Request: Of all the lines in the material, how many include the word "picture"? Reply with the number alone.

Given entries:
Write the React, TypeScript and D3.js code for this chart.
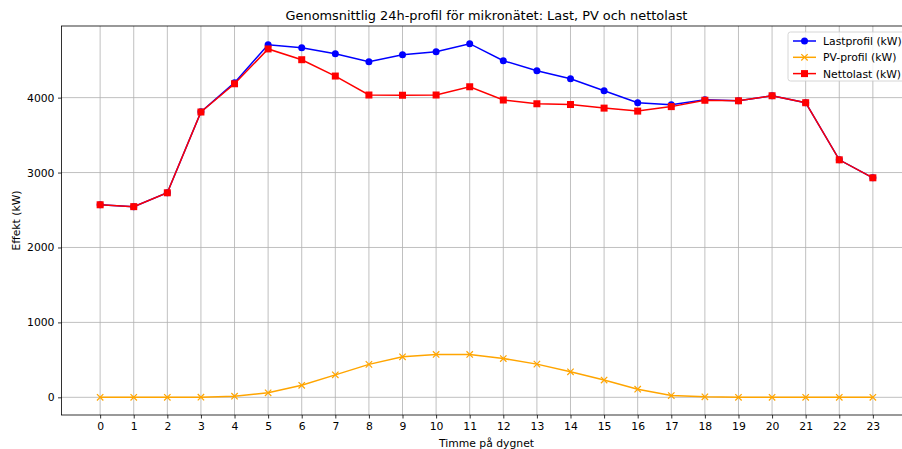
import React, { useEffect, useRef } from "react";
import * as d3 from "d3";

const hours = d3.range(0, 24);
const lastProfil = [2570, 2545, 2730, 3810, 4200, 4706, 4666, 4586, 4480, 4573, 4613, 4720,
  4493, 4360, 4253, 4092, 3932, 3905, 3972, 3958, 4025, 3932, 3170, 2930];
const pvProfil = [0, 0, 0, 2, 15, 60, 160, 300, 440, 541, 572, 572,
  518, 443, 340, 230, 109, 24, 7, 0, 0, 0, 0, 0];
const nettoLast = [2570, 2545, 2730, 3808, 4185, 4650, 4506, 4288, 4035, 4032, 4035, 4145,
  3968, 3918, 3908, 3860, 3820, 3880, 3965, 3958, 4025, 3932, 3170, 2930];
const yTicks = [0, 1000, 2000, 3000, 4000];

const W = 902, H = 449;
// axes box runs past the right edge of the picture
const plot = { left: 61.5, right: 911.5, top: 26, bottom: 415 };

export default function App() {
  const ref = useRef<SVGSVGElement>(null);

  useEffect(() => {
    const svg = d3.select(ref.current);
    svg.selectAll("*").remove();
    const font = "DejaVu Sans, sans-serif";
    const fs = 10.8;

    const x = d3.scaleLinear().domain([-1.15, 24.15]).range([plot.left, plot.right]);
    const y = d3.scaleLinear().domain([-236, 4956]).range([plot.bottom, plot.top]);
    const cx = (plot.left + plot.right) / 2;

    const g = svg.append("g");

    // grid
    g.selectAll(".gx").data(hours).join("line")
      .attr("x1", d => x(d)).attr("x2", d => x(d))
      .attr("y1", plot.top).attr("y2", plot.bottom)
      .attr("stroke", "#b0b0b0").attr("stroke-width", 0.8);
    g.selectAll(".gy").data(yTicks).join("line")
      .attr("x1", plot.left).attr("x2", plot.right)
      .attr("y1", d => y(d)).attr("y2", d => y(d))
      .attr("stroke", "#b0b0b0").attr("stroke-width", 0.8);

    // axes
    const xAxis = d3.axisBottom(x).tickValues(hours).tickSize(3.5).tickPadding(3.5).tickFormat(d3.format("d"));
    const yAxis = d3.axisLeft(y).tickValues(yTicks).tickSize(3.5).tickPadding(3.5).tickFormat(d3.format("d"));
    const xa = svg.append("g").attr("transform", `translate(0,${plot.bottom})`).call(xAxis);
    const ya = svg.append("g").attr("transform", `translate(${plot.left},0)`).call(yAxis);
    [xa, ya].forEach(a => {
      a.select(".domain").remove();
      a.selectAll("text").attr("font-family", font).attr("font-size", fs).attr("fill", "#000");
      a.selectAll("line").attr("stroke", "#000").attr("stroke-width", 0.8);
    });

    // spines
    svg.append("rect")
      .attr("x", plot.left).attr("y", plot.top)
      .attr("width", plot.right - plot.left).attr("height", plot.bottom - plot.top)
      .attr("fill", "none").attr("stroke", "#000").attr("stroke-width", 0.8);

    const line = d3.line<number>().x((_, i) => x(hours[i])).y(d => y(d));

    const series = [
      { name: "Lastprofil (kW)", data: lastProfil, color: "blue", marker: "circle" },
      { name: "PV-profil (kW)", data: pvProfil, color: "orange", marker: "x" },
      { name: "Nettolast (kW)", data: nettoLast, color: "red", marker: "square" },
    ];

    const drawMarker = (sel: any, m: string, c: string, px: number, py: number) => {
      if (m === "circle") {
        sel.append("circle").attr("cx", px).attr("cy", py).attr("r", 3.5).attr("fill", c);
      } else if (m === "square") {
        sel.append("rect").attr("x", px - 3.5).attr("y", py - 3.5).attr("width", 7).attr("height", 7).attr("fill", c);
      } else {
        sel.append("path").attr("d", `M${px - 3.2},${py - 3.2}L${px + 3.2},${py + 3.2}M${px - 3.2},${py + 3.2}L${px + 3.2},${py - 3.2}`)
          .attr("stroke", c).attr("stroke-width", 1.2);
      }
    };

    series.forEach(s => {
      const sg = svg.append("g");
      sg.append("path").datum(s.data).attr("d", line).attr("fill", "none")
        .attr("stroke", s.color).attr("stroke-width", 1.5);
      s.data.forEach((v, i) => drawMarker(sg, s.marker, s.color, x(hours[i]), y(v)));
    });

    // labels
    svg.append("text").attr("x", cx).attr("y", 20)
      .attr("text-anchor", "middle").attr("font-family", font).attr("font-size", 12.9)
      .text("Genomsnittlig 24h-profil för mikronätet: Last, PV och nettolast");
    svg.append("text").attr("x", cx).attr("y", 447)
      .attr("text-anchor", "middle").attr("font-family", font).attr("font-size", fs)
      .text("Timme på dygnet");
    svg.append("text").attr("transform", `translate(20,${(plot.top + plot.bottom) / 2}) rotate(-90)`)
      .attr("text-anchor", "middle").attr("font-family", font).attr("font-size", fs)
      .text("Effekt (kW)");

    // legend
    const lg = svg.append("g").attr("transform", "translate(788,32)");
    lg.append("rect").attr("width", 130).attr("height", 49).attr("rx", 2.5)
      .attr("fill", "white").attr("fill-opacity", 0.8).attr("stroke", "#cccccc").attr("stroke-width", 0.8);
    series.forEach((s, i) => {
      const yy = 9 + i * 16.3;
      const row = lg.append("g");
      row.append("line").attr("x1", 5).attr("x2", 28).attr("y1", yy).attr("y2", yy)
        .attr("stroke", s.color).attr("stroke-width", 1.5);
      drawMarker(row, s.marker, s.color, 16.5, yy);
      row.append("text").attr("x", 35).attr("y", yy + 4).attr("font-family", font).attr("font-size", fs)
        .text(s.name);
    });
  }, []);

  return (
    <svg ref={ref} width={W} height={H} style={{ position: "absolute", left: 0, top: 0, background: "white" }} />
  );
}
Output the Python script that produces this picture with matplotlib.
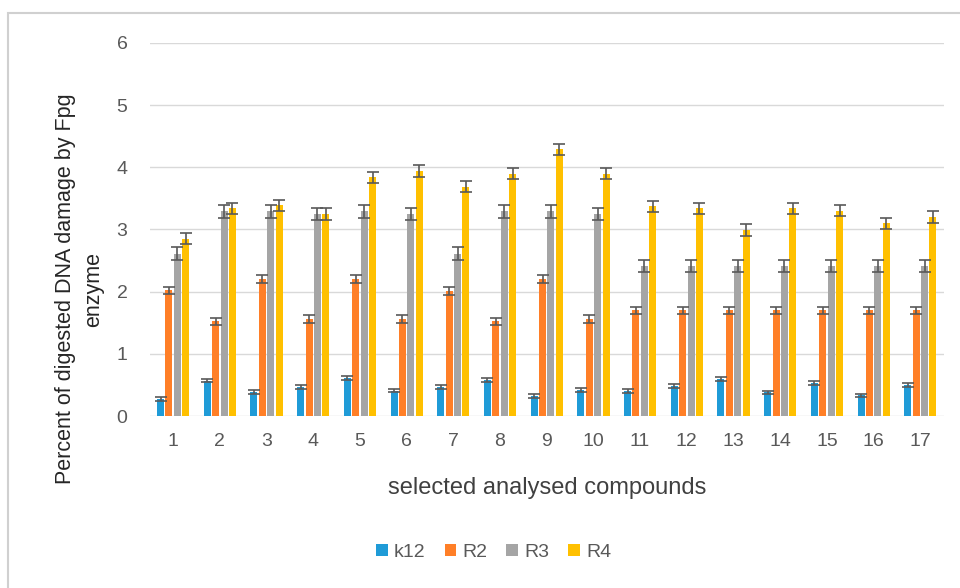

Finished task: 2